■ **Task description**
Only the lines from the first one through the line with "fig = plt.figure(figsize=(W" should be printed, exactly as they appear.

■ **Given material**

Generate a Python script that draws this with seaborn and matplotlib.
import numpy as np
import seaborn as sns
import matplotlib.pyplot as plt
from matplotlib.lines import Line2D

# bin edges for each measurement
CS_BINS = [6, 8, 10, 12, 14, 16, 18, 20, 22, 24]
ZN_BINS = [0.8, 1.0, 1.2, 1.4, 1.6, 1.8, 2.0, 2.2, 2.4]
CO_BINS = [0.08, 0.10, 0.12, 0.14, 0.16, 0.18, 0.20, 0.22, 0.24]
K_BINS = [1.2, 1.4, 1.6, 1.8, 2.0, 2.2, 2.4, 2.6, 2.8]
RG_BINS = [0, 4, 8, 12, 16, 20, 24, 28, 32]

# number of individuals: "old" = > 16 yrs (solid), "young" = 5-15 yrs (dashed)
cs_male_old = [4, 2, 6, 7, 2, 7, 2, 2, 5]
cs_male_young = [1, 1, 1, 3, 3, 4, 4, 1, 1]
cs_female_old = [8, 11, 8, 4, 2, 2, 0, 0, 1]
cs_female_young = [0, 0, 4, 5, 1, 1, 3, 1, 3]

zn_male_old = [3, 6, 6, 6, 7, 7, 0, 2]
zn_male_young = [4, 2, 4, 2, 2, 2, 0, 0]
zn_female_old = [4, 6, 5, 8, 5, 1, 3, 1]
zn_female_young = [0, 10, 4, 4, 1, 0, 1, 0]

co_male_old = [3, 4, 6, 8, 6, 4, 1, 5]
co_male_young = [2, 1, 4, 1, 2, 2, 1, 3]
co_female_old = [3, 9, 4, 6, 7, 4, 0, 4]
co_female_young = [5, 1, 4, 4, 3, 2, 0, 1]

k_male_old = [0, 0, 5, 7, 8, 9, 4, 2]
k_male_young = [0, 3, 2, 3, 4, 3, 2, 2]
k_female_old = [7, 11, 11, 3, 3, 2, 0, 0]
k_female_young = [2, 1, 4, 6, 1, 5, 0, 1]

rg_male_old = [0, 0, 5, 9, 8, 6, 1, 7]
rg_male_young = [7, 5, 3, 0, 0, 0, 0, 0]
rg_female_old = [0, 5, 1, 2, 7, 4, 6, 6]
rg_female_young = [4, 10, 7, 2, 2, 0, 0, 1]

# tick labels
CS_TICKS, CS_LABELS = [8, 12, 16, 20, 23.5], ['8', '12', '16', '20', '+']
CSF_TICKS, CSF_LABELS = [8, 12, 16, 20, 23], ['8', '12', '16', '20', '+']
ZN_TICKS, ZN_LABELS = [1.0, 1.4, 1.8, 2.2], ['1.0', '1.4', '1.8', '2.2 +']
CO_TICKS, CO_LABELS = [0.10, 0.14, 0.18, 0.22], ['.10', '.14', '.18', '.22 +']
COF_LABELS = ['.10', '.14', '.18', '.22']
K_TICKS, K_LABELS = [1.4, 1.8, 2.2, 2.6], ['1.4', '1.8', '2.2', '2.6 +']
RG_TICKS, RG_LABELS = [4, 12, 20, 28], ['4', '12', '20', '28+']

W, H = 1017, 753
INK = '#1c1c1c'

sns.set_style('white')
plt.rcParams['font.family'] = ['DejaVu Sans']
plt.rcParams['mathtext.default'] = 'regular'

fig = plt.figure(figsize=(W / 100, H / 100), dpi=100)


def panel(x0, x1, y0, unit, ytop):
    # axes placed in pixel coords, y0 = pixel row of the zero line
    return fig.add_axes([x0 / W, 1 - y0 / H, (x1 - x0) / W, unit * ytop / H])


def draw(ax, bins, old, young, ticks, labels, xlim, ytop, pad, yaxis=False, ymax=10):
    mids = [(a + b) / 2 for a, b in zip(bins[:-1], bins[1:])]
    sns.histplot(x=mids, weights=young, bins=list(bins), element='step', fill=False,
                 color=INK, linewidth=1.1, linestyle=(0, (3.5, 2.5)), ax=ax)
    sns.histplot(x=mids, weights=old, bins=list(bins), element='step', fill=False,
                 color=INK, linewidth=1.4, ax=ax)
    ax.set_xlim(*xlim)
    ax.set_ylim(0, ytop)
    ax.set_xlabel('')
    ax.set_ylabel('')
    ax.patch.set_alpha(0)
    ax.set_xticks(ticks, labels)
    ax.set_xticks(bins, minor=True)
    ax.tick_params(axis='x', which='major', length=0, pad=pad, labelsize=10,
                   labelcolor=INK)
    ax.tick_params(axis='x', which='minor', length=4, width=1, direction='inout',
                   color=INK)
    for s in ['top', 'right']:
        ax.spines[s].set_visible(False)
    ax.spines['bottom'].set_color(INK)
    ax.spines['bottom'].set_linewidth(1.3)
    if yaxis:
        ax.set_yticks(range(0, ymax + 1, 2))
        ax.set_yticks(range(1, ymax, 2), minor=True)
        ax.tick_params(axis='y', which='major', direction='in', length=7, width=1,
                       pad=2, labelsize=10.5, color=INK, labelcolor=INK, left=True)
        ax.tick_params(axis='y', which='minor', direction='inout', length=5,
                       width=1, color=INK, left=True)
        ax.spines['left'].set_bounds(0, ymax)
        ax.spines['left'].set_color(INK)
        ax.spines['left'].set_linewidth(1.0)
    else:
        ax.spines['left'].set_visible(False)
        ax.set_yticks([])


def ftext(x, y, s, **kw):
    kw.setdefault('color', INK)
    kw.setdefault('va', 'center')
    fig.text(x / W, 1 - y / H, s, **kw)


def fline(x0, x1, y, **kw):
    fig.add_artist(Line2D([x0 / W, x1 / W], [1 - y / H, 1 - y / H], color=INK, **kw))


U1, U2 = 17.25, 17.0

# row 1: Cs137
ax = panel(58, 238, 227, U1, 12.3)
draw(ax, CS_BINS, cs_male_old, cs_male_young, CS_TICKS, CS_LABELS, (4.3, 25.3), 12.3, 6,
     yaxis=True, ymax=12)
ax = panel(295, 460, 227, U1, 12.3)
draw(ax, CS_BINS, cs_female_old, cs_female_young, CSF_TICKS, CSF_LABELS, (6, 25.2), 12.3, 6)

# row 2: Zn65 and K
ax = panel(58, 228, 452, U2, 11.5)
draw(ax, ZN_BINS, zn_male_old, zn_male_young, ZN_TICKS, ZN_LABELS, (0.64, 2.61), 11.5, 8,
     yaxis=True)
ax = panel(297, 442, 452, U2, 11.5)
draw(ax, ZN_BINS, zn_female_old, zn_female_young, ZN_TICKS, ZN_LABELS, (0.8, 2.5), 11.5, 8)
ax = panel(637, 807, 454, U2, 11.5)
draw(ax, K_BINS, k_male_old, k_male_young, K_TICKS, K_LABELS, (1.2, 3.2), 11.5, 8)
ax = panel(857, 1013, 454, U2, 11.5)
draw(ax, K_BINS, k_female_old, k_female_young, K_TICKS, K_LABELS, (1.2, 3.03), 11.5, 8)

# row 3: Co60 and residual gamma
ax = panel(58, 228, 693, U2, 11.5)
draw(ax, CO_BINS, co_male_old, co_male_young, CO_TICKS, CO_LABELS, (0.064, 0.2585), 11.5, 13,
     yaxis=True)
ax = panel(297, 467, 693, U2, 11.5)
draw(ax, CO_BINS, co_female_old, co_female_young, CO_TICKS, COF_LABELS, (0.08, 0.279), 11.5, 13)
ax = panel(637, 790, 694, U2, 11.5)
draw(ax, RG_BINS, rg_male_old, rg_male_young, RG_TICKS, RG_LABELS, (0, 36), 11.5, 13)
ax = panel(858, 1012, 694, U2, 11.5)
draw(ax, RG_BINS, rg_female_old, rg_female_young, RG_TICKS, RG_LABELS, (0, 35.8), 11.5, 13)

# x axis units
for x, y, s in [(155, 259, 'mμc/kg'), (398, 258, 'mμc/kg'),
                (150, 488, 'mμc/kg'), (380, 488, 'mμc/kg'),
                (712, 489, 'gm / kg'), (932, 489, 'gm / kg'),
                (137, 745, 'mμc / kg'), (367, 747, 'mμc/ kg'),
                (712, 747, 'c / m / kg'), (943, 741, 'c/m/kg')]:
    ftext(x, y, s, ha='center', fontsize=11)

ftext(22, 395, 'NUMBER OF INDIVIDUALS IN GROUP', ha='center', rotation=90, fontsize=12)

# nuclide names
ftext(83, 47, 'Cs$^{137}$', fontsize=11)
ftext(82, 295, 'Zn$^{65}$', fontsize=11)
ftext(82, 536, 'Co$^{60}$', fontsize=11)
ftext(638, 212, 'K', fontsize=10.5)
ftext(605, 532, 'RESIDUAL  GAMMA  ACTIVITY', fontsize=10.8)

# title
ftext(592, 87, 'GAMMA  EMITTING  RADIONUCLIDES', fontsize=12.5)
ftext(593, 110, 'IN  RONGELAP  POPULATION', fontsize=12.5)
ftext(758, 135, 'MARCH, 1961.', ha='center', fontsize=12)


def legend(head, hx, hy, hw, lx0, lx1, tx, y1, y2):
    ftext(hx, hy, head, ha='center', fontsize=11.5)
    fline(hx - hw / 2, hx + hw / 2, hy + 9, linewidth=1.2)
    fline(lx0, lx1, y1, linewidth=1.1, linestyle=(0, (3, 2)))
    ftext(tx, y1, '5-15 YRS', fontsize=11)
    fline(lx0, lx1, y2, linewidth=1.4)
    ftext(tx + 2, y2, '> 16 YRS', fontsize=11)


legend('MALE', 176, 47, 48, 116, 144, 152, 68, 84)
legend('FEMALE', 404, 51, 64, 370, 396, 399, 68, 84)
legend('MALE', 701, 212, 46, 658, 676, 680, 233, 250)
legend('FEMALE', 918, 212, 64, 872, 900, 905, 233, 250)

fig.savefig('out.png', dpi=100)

■ **Result below**
Generate a Python script that draws this with seaborn and matplotlib.
import numpy as np
import seaborn as sns
import matplotlib.pyplot as plt
from matplotlib.lines import Line2D

# bin edges for each measurement
CS_BINS = [6, 8, 10, 12, 14, 16, 18, 20, 22, 24]
ZN_BINS = [0.8, 1.0, 1.2, 1.4, 1.6, 1.8, 2.0, 2.2, 2.4]
CO_BINS = [0.08, 0.10, 0.12, 0.14, 0.16, 0.18, 0.20, 0.22, 0.24]
K_BINS = [1.2, 1.4, 1.6, 1.8, 2.0, 2.2, 2.4, 2.6, 2.8]
RG_BINS = [0, 4, 8, 12, 16, 20, 24, 28, 32]

# number of individuals: "old" = > 16 yrs (solid), "young" = 5-15 yrs (dashed)
cs_male_old = [4, 2, 6, 7, 2, 7, 2, 2, 5]
cs_male_young = [1, 1, 1, 3, 3, 4, 4, 1, 1]
cs_female_old = [8, 11, 8, 4, 2, 2, 0, 0, 1]
cs_female_young = [0, 0, 4, 5, 1, 1, 3, 1, 3]

zn_male_old = [3, 6, 6, 6, 7, 7, 0, 2]
zn_male_young = [4, 2, 4, 2, 2, 2, 0, 0]
zn_female_old = [4, 6, 5, 8, 5, 1, 3, 1]
zn_female_young = [0, 10, 4, 4, 1, 0, 1, 0]

co_male_old = [3, 4, 6, 8, 6, 4, 1, 5]
co_male_young = [2, 1, 4, 1, 2, 2, 1, 3]
co_female_old = [3, 9, 4, 6, 7, 4, 0, 4]
co_female_young = [5, 1, 4, 4, 3, 2, 0, 1]

k_male_old = [0, 0, 5, 7, 8, 9, 4, 2]
k_male_young = [0, 3, 2, 3, 4, 3, 2, 2]
k_female_old = [7, 11, 11, 3, 3, 2, 0, 0]
k_female_young = [2, 1, 4, 6, 1, 5, 0, 1]

rg_male_old = [0, 0, 5, 9, 8, 6, 1, 7]
rg_male_young = [7, 5, 3, 0, 0, 0, 0, 0]
rg_female_old = [0, 5, 1, 2, 7, 4, 6, 6]
rg_female_young = [4, 10, 7, 2, 2, 0, 0, 1]

# tick labels
CS_TICKS, CS_LABELS = [8, 12, 16, 20, 23.5], ['8', '12', '16', '20', '+']
CSF_TICKS, CSF_LABELS = [8, 12, 16, 20, 23], ['8', '12', '16', '20', '+']
ZN_TICKS, ZN_LABELS = [1.0, 1.4, 1.8, 2.2], ['1.0', '1.4', '1.8', '2.2 +']
CO_TICKS, CO_LABELS = [0.10, 0.14, 0.18, 0.22], ['.10', '.14', '.18', '.22 +']
COF_LABELS = ['.10', '.14', '.18', '.22']
K_TICKS, K_LABELS = [1.4, 1.8, 2.2, 2.6], ['1.4', '1.8', '2.2', '2.6 +']
RG_TICKS, RG_LABELS = [4, 12, 20, 28], ['4', '12', '20', '28+']

W, H = 1017, 753
INK = '#1c1c1c'

sns.set_style('white')
plt.rcParams['font.family'] = ['DejaVu Sans']
plt.rcParams['mathtext.default'] = 'regular'

fig = plt.figure(figsize=(W / 100, H / 100), dpi=100)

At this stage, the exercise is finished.